### TASK STATEMENT
Repeat the data below exactly, dropping any pictures it holds.

### SOURCE MATERIAL
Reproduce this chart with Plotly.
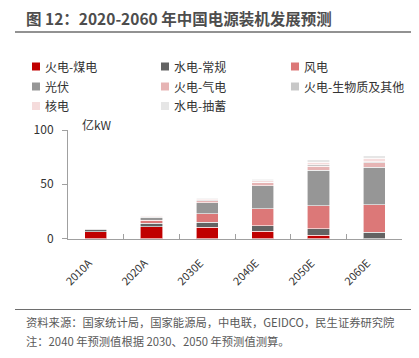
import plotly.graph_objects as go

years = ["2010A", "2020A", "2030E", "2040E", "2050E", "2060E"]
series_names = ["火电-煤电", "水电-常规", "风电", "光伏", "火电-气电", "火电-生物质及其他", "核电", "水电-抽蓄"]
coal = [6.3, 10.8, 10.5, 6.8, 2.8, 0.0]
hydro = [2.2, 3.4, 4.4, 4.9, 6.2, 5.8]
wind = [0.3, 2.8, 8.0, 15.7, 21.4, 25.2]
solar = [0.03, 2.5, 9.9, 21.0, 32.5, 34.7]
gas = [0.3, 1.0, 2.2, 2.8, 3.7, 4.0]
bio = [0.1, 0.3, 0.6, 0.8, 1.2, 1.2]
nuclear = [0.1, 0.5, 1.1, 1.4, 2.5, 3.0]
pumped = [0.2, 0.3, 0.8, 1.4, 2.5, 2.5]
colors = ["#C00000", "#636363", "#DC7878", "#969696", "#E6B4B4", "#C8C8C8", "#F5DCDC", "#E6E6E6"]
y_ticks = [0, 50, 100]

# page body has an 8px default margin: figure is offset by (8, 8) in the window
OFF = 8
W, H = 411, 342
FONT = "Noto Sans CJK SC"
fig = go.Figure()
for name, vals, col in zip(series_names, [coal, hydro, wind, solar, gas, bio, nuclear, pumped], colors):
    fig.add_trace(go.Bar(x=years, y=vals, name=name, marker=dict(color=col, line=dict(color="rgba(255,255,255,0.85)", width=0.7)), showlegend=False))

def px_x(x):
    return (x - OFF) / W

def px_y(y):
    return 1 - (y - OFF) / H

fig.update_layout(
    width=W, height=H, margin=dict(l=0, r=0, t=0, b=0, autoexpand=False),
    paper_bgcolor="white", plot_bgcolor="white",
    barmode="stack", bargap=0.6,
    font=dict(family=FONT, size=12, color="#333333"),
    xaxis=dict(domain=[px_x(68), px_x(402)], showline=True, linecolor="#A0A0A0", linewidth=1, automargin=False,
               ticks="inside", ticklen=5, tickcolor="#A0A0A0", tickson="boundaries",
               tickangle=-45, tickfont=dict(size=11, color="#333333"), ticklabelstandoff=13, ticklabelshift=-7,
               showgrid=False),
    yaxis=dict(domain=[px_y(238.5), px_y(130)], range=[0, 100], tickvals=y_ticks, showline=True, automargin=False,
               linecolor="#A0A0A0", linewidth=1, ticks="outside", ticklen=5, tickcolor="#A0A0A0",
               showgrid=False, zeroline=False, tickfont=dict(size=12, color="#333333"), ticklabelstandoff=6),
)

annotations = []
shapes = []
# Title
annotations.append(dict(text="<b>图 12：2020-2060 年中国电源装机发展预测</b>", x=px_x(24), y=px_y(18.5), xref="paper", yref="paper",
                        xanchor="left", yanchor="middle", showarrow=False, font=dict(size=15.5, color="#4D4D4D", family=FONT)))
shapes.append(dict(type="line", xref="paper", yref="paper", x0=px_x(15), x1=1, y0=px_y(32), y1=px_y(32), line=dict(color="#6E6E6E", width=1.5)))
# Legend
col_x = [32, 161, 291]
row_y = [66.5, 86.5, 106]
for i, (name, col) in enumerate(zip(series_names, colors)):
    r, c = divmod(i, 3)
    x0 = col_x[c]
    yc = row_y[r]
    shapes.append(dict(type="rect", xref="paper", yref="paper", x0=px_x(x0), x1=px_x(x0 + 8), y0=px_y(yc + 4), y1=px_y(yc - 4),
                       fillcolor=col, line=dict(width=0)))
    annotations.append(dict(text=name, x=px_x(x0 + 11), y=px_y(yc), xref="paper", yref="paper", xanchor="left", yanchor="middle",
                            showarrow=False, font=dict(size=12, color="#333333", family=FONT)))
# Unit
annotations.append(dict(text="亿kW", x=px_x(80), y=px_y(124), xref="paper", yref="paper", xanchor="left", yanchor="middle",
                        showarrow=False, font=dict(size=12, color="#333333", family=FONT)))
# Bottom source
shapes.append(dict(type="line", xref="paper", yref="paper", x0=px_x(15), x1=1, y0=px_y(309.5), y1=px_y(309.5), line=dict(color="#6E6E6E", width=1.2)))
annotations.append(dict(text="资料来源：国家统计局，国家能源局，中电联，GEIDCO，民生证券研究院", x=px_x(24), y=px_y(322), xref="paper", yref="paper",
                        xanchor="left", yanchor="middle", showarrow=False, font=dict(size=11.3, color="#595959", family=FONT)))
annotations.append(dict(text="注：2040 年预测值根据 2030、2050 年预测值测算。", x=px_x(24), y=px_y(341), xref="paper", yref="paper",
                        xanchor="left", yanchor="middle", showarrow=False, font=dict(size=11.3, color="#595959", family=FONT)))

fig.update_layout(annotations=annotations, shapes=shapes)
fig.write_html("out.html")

### RESULT BELOW
Reproduce this chart with Plotly.
import plotly.graph_objects as go

years = ["2010A", "2020A", "2030E", "2040E", "2050E", "2060E"]
series_names = ["火电-煤电", "水电-常规", "风电", "光伏", "火电-气电", "火电-生物质及其他", "核电", "水电-抽蓄"]
coal = [6.3, 10.8, 10.5, 6.8, 2.8, 0.0]
hydro = [2.2, 3.4, 4.4, 4.9, 6.2, 5.8]
wind = [0.3, 2.8, 8.0, 15.7, 21.4, 25.2]
solar = [0.03, 2.5, 9.9, 21.0, 32.5, 34.7]
gas = [0.3, 1.0, 2.2, 2.8, 3.7, 4.0]
bio = [0.1, 0.3, 0.6, 0.8, 1.2, 1.2]
nuclear = [0.1, 0.5, 1.1, 1.4, 2.5, 3.0]
pumped = [0.2, 0.3, 0.8, 1.4, 2.5, 2.5]
colors = ["#C00000", "#636363", "#DC7878", "#969696", "#E6B4B4", "#C8C8C8", "#F5DCDC", "#E6E6E6"]
y_ticks = [0, 50, 100]

# page body has an 8px default margin: figure is offset by (8, 8) in the window
OFF = 8
W, H = 411, 342
FONT = "Noto Sans CJK SC"
fig = go.Figure()
for name, vals, col in zip(series_names, [coal, hydro, wind, solar, gas, bio, nuclear, pumped], colors):
    fig.add_trace(go.Bar(x=years, y=vals, name=name, marker=dict(color=col, line=dict(color="rgba(255,255,255,0.85)", width=0.7)), showlegend=False))

def px_x(x):
    return (x - OFF) / W

def px_y(y):
    return 1 - (y - OFF) / H

fig.update_layout(
    width=W, height=H, margin=dict(l=0, r=0, t=0, b=0, autoexpand=False),
    paper_bgcolor="white", plot_bgcolor="white",
    barmode="stack", bargap=0.6,
    font=dict(family=FONT, size=12, color="#333333"),
    xaxis=dict(domain=[px_x(68), px_x(402)], showline=True, linecolor="#A0A0A0", linewidth=1, automargin=False,
               ticks="inside", ticklen=5, tickcolor="#A0A0A0", tickson="boundaries",
               tickangle=-45, tickfont=dict(size=11, color="#333333"), ticklabelstandoff=13, ticklabelshift=-7,
               showgrid=False),
    yaxis=dict(domain=[px_y(238.5), px_y(130)], range=[0, 100], tickvals=y_ticks, showline=True, automargin=False,
               linecolor="#A0A0A0", linewidth=1, ticks="outside", ticklen=5, tickcolor="#A0A0A0",
               showgrid=False, zeroline=False, tickfont=dict(size=12, color="#333333"), ticklabelstandoff=6),
)

annotations = []
shapes = []
# Title
annotations.append(dict(text="<b>图 12：2020-2060 年中国电源装机发展预测</b>", x=px_x(24), y=px_y(18.5), xref="paper", yref="paper",
                        xanchor="left", yanchor="middle", showarrow=False, font=dict(size=15.5, color="#4D4D4D", family=FONT)))
shapes.append(dict(type="line", xref="paper", yref="paper", x0=px_x(15), x1=1, y0=px_y(32), y1=px_y(32), line=dict(color="#6E6E6E", width=1.5)))
# Legend
col_x = [32, 161, 291]
row_y = [66.5, 86.5, 106]
for i, (name, col) in enumerate(zip(series_names, colors)):
    r, c = divmod(i, 3)
    x0 = col_x[c]
    yc = row_y[r]
    shapes.append(dict(type="rect", xref="paper", yref="paper", x0=px_x(x0), x1=px_x(x0 + 8), y0=px_y(yc + 4), y1=px_y(yc - 4),
                       fillcolor=col, line=dict(width=0)))
    annotations.append(dict(text=name, x=px_x(x0 + 11), y=px_y(yc), xref="paper", yref="paper", xanchor="left", yanchor="middle",
                            showarrow=False, font=dict(size=12, color="#333333", family=FONT)))
# Unit
annotations.append(dict(text="亿kW", x=px_x(80), y=px_y(124), xref="paper", yref="paper", xanchor="left", yanchor="middle",
                        showarrow=False, font=dict(size=12, color="#333333", family=FONT)))
# Bottom source
shapes.append(dict(type="line", xref="paper", yref="paper", x0=px_x(15), x1=1, y0=px_y(309.5), y1=px_y(309.5), line=dict(color="#6E6E6E", width=1.2)))
annotations.append(dict(text="资料来源：国家统计局，国家能源局，中电联，GEIDCO，民生证券研究院", x=px_x(24), y=px_y(322), xref="paper", yref="paper",
                        xanchor="left", yanchor="middle", showarrow=False, font=dict(size=11.3, color="#595959", family=FONT)))
annotations.append(dict(text="注：2040 年预测值根据 2030、2050 年预测值测算。", x=px_x(24), y=px_y(341), xref="paper", yref="paper",
                        xanchor="left", yanchor="middle", showarrow=False, font=dict(size=11.3, color="#595959", family=FONT)))

fig.update_layout(annotations=annotations, shapes=shapes)
fig.write_html("out.html")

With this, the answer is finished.